**What is required:** Retype the opening lines of the listing below, ending with the line that contains "anchor=west] (methodtitle) at", and leave out any pictures.

**Given data:**

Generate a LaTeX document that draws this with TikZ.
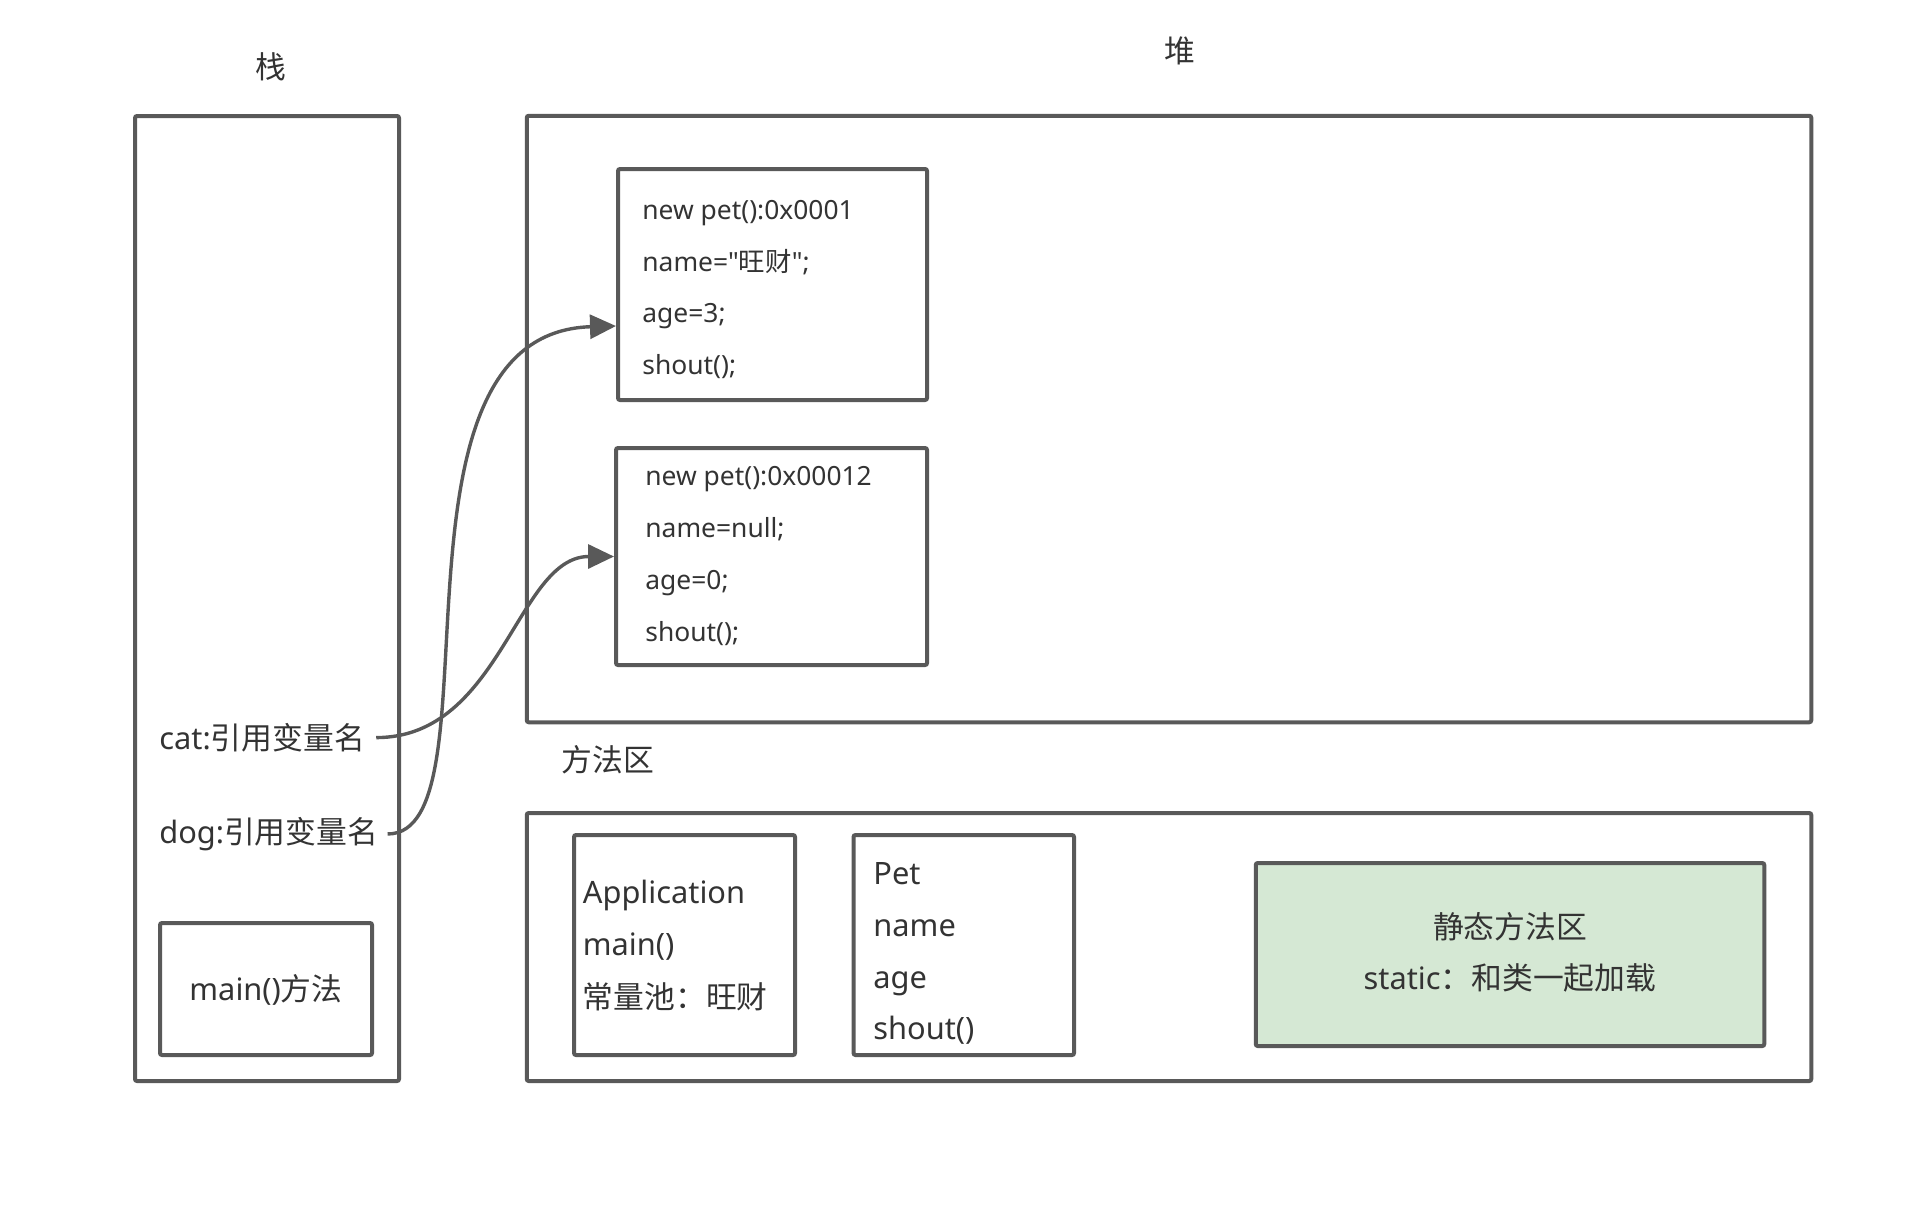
\documentclass[tikz,border=0pt]{standalone}
\usepackage{fontspec}
\setmainfont{Noto Sans}[Ligatures=TeXOff]
\newfontfamily\cjk{Noto Sans CJK SC}
\usetikzlibrary{arrows.meta}
\definecolor{lc}{HTML}{595959}
\definecolor{tc}{HTML}{333333}
\definecolor{gf}{HTML}{D5E8D4}
\begin{document}
\begin{tikzpicture}[x=0.5pt,y=-0.5pt,
  box/.style={draw=lc, line width=2pt, rounded corners=1pt, inner sep=0pt},
  txt/.style={text=tc, inner sep=0pt, font=\fontsize{15.4pt}{18pt}\selectfont},
  small/.style={text=tc, inner sep=0pt, font=\fontsize{13.2pt}{16pt}\selectfont},
  link/.style={draw=lc, line width=1.7pt, -{Triangle[length=13pt,width=12pt]}}]
\useasboundingbox (0,0) rectangle (1920,1210);

% headers
\node[txt] (stacktitle) at (271,67) {\cjk 栈};
\node[txt] (heaptitle) at (1180,51) {\cjk 堆};
\node[txt, anchor=west] (methodtitle) at (561,760) {\cjk 方法区};

% outer boxes
\node[box, minimum width=132pt, minimum height=482.5pt] (stack) at (267,598.5) {};
\node[box, minimum width=642.25pt, minimum height=303.25pt] (heap) at (1169,419) {};
\node[box, minimum width=642.25pt, minimum height=134pt] (method) at (1169,947) {};

% heap objects
\node[box, minimum width=154.5pt, minimum height=115.5pt] (obj1) at (772.5,284.5) {};
\node[small, anchor=mid west] (o1a) at (642,214) {new pet():0x0001};
\node[small, anchor=mid west] (o1b) at (642,266) {name="{\cjk 旺财}";};
\node[small, anchor=mid west] (o1c) at (642,317) {age=3;};
\node[small, anchor=mid west] (o1d) at (642,369) {shout();};

\node[box, minimum width=155.5pt, minimum height=108.5pt] (obj2) at (771.5,556.5) {};
\node[small, anchor=mid west] (o2a) at (645,480.5) {new pet():0x00012};
\node[small, anchor=mid west] (o2b) at (645,532.5) {name=null;};
\node[small, anchor=mid west] (o2c) at (645,584.5) {age=0;};
\node[small, anchor=mid west] (o2d) at (645,636.5) {shout();};

% stack content
\node[txt, anchor=mid west] (cat) at (159,744) {cat:{\cjk 引用变量名}};
\node[txt, anchor=mid west] (dog) at (159,838) {dog:{\cjk 引用变量名}};
\node[box, minimum width=106pt, minimum height=66pt] (mainbox) at (266,989) {};
\node[txt, anchor=mid] (maintxt) at (266,995) {main(){\cjk 方法}};

% method area content
\node[box, minimum width=110.5pt, minimum height=110pt] (app) at (684.5,945) {};
\node[txt, anchor=mid west] (appa) at (582.5,898) {Application};
\node[txt, anchor=mid west] (appb) at (582.5,950) {main()};
\node[txt, anchor=mid west] (appc) at (582.5,1003) {\cjk 常量池：旺财};

\node[box, minimum width=110.25pt, minimum height=110pt] (pet) at (963.75,945) {};
\node[txt, anchor=mid west] (peta) at (873,879.5) {Pet};
\node[txt, anchor=mid west] (petb) at (873,931) {name};
\node[txt, anchor=mid west] (petc) at (873,983) {age};
\node[txt, anchor=mid west] (petd) at (873,1034) {shout()};

\node[box, fill=gf, minimum width=254.25pt, minimum height=91.5pt] (static) at (1510,954.5) {};
\node[txt] (sta) at (1510,927) {\cjk 静态方法区};
\node[txt, anchor=mid] (stb) at (1510,984) {static{\cjk ：和类一起加载}};

% references
\draw[link] ([xshift=5.5pt]cat.east) .. controls +(125,0) and +(-97,0) .. (obj2.west);
\draw[link] ([xshift=4.5pt]dog.east) .. controls +(115,0) and +(-245,7) .. ([yshift=-20.75pt]obj1.west);
\end{tikzpicture}
\end{document}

**Exercise answer:**
Generate a LaTeX document that draws this with TikZ.
\documentclass[tikz,border=0pt]{standalone}
\usepackage{fontspec}
\setmainfont{Noto Sans}[Ligatures=TeXOff]
\newfontfamily\cjk{Noto Sans CJK SC}
\usetikzlibrary{arrows.meta}
\definecolor{lc}{HTML}{595959}
\definecolor{tc}{HTML}{333333}
\definecolor{gf}{HTML}{D5E8D4}
\begin{document}
\begin{tikzpicture}[x=0.5pt,y=-0.5pt,
  box/.style={draw=lc, line width=2pt, rounded corners=1pt, inner sep=0pt},
  txt/.style={text=tc, inner sep=0pt, font=\fontsize{15.4pt}{18pt}\selectfont},
  small/.style={text=tc, inner sep=0pt, font=\fontsize{13.2pt}{16pt}\selectfont},
  link/.style={draw=lc, line width=1.7pt, -{Triangle[length=13pt,width=12pt]}}]
\useasboundingbox (0,0) rectangle (1920,1210);

% headers
\node[txt] (stacktitle) at (271,67) {\cjk 栈};
\node[txt] (heaptitle) at (1180,51) {\cjk 堆};
\node[txt, anchor=west] (methodtitle) at (561,760) {\cjk 方法区};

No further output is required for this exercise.